A Few Queries Go a Long Way: Information-Distortion Tradeoffs in Matching
Georgios Amanatidis, Georgios Birmpas, Aris Filos-Ratsikas, Alexandros, A. Voudouris

TL;DR
This paper explores how limited cardinal information obtained through a small number of queries can significantly improve the efficiency of one-sided matching problems compared to using only ordinal preferences.
Contribution
It introduces a framework analyzing the tradeoff between the number of queries per agent and the resulting distortion in matching problems.
Findings
Limited queries lead to substantial reduction in distortion.
Partial cardinal information improves matching efficiency.
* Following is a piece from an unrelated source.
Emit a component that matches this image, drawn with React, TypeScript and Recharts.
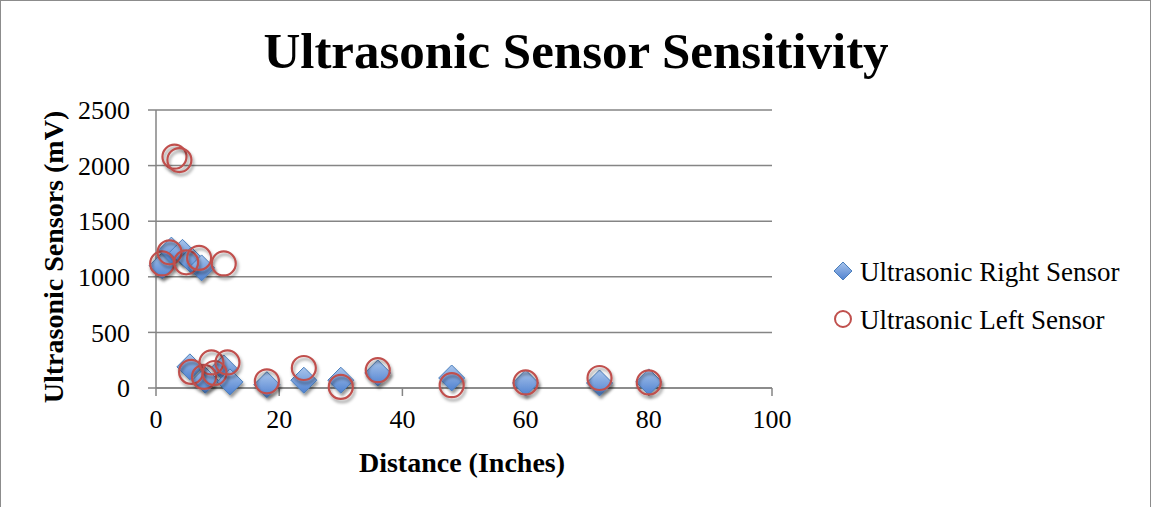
import React from "react";
import { CartesianGrid, Label, Scatter, ScatterChart, XAxis, YAxis } from "recharts";

// distances in inches, readings in mV
const rightDistance = [1, 2.5, 4.3, 5.7, 7.4, 5.5, 8, 11, 12, 18, 24, 30, 36, 48, 60, 72, 80];
const rightMv = [1100, 1240, 1220, 1150, 1080, 190, 70, 180, 55, 30, 70, 70, 135, 90, 45, 45, 55];

const leftDistance = [1, 2.2, 3, 3.8, 4.9, 7, 11, 5.7, 7.8, 9, 9.5, 11.6, 18, 24, 30, 36, 48, 60, 72, 80];
const leftMv = [1120, 1220, 2080, 2050, 1130, 1170, 1120, 145, 100, 230, 135, 230, 60, 180, 10, 160, 25, 50, 90, 50];

const xTicks = [0, 20, 40, 60, 80, 100];
const yTicks = [0, 500, 1000, 1500, 2000, 2500];

const seriesNames = ["Ultrasonic Right Sensor", "Ultrasonic Left Sensor"];

const rightData = rightDistance.map((x, i) => ({ x, y: rightMv[i] }));
const leftData = leftDistance.map((x, i) => ({ x, y: leftMv[i] }));

const FONT = "'Liberation Serif', 'Times New Roman', serif";
const GRID = "#858585";

function Diamond({ cx, cy, r = 13 }: { cx?: number; cy?: number; r?: number }) {
  if (cx == null || cy == null) return null;
  const pts = `${cx},${cy - r} ${cx + r},${cy} ${cx},${cy + r} ${cx - r},${cy}`;
  return <polygon points={pts} fill="url(#blueGrad)" stroke="#4a7ebb" strokeWidth={1} filter="url(#markShadow)" />;
}

function Ring({ cx, cy, r = 12 }: { cx?: number; cy?: number; r?: number }) {
  if (cx == null || cy == null) return null;
  return <circle cx={cx} cy={cy} r={r} fill="none" stroke="#c0504d" strokeWidth={2.2} filter="url(#markShadow)" />;
}

export default function App() {
  return (
    <div style={{ position: "absolute", left: 0, top: 0, width: 1152, height: 507, background: "#fff" }}>
      <style>{"body{margin:0}"}</style>
      <svg width={0} height={0} style={{ position: "absolute" }}>
        <defs>
          <linearGradient id="blueGrad" x1="0" y1="0" x2="0" y2="1">
            <stop offset="0%" stopColor="#a9c5ec" />
            <stop offset="100%" stopColor="#4f81d0" />
          </linearGradient>
          <filter id="markShadow" x="-50%" y="-50%" width="200%" height="200%">
            <feDropShadow dx="1.5" dy="3" stdDeviation="1.8" floodColor="#000" floodOpacity="0.4" />
          </filter>
        </defs>
      </svg>
      <div
        style={{
          position: "absolute",
          left: 0,
          top: 0,
          width: 1149,
          height: 510,
          border: "1px solid #8c8c8c",
        }}
      />
      <div
        style={{
          position: "absolute",
          left: 0,
          width: 1152,
          top: 22,
          textAlign: "center",
          fontFamily: FONT,
          fontWeight: "bold",
          fontSize: 51,
          lineHeight: "58px",
          color: "#000",
        }}
      >
        Ultrasonic Sensor Sensitivity
      </div>
      <ScatterChart
        width={1152}
        height={507}
        margin={{ top: 110, right: 380, bottom: 0, left: 0 }}
        style={{ position: "absolute", left: 0, top: 0 }}
      >
        <CartesianGrid vertical={false} stroke={GRID} strokeWidth={1.5} />
        <XAxis
          type="number"
          dataKey="x"
          domain={[0, 100]}
          ticks={xTicks}
          height={119}
          stroke={GRID}
          strokeWidth={1.5}
          tickSize={8}
          tickMargin={14}
          tick={{ fontSize: 26, fill: "#000", fontFamily: FONT }}
        >
          <Label
            content={({ viewBox }: any) => (
              <text
                x={viewBox.x + viewBox.width / 2 - 2}
                y={viewBox.y + 84}
                textAnchor="middle"
                fontFamily={FONT}
                fontWeight="bold"
                fontSize={28}
                fill="#000"
              >
                Distance (Inches)
              </text>
            )}
          />
        </XAxis>
        <YAxis
          type="number"
          dataKey="y"
          domain={[0, 2500]}
          ticks={yTicks}
          width={156}
          stroke={GRID}
          strokeWidth={1.5}
          tickSize={8}
          tickMargin={18}
          tick={{ fontSize: 26, fill: "#000", fontFamily: FONT }}
        >
          <Label
            content={({ viewBox }: any) => {
              const cx = 53;
              const cy = viewBox.y + viewBox.height / 2 + 8;
              return (
                <text
                  x={cx}
                  y={cy}
                  transform={`rotate(-90 ${cx} ${cy})`}
                  textAnchor="middle"
                  dominantBaseline="central"
                  fontFamily={FONT}
                  fontWeight="bold"
                  fontSize={28}
                  fill="#000"
                >
                  Ultrasonic Sensors (mV)
                </text>
              );
            }}
          />
        </YAxis>
        <Scatter name={seriesNames[0]} data={rightData} shape={(p: any) => <Diamond cx={p.cx} cy={p.cy} />} isAnimationActive={false} />
        <Scatter name={seriesNames[1]} data={leftData} shape={(p: any) => <Ring cx={p.cx} cy={p.cy} />} isAnimationActive={false} />
      </ScatterChart>
      {/* legend, drawn by hand so it does not squeeze the plot area */}
      <svg width={300} height={110} style={{ position: "absolute", left: 830, top: 244 }}>
        <polygon points="13,18 22,27 13,36 4,27" fill="url(#blueGrad)" stroke="#4a7ebb" strokeWidth={1} />
        <text x={30} y={37} fontFamily={FONT} fontSize={27} fill="#000">
          {seriesNames[0]}
        </text>
        <circle cx={13} cy={75} r={8} fill="none" stroke="#c0504d" strokeWidth={2} />
        <text x={30} y={85} fontFamily={FONT} fontSize={27} fill="#000">
          {seriesNames[1]}
        </text>
      </svg>
    </div>
  );
}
Tradeoff between query complexity and social welfare achieved.
Abstract
We consider the one-sided matching problem, where n agents have preferences over n items, and these preferences are induced by underlying cardinal valuation functions. The goal is to match every agent to a single item so as to maximize the social welfare. Most of the related literature, however, assumes that the values of the agents are not a priori known, and only access to the ordinal preferences of the agents over the items is provided. Consequently, this incomplete information leads to loss of efficiency, which is measured by the notion of distortion. In this paper, we further assume that the agents can answer a small number of queries, allowing us partial access to their values. We study the interplay between elicited cardinal information (measured by the number of queries per agent) and distortion for one-sided matching, as well as a wide range of well-studied related problems.…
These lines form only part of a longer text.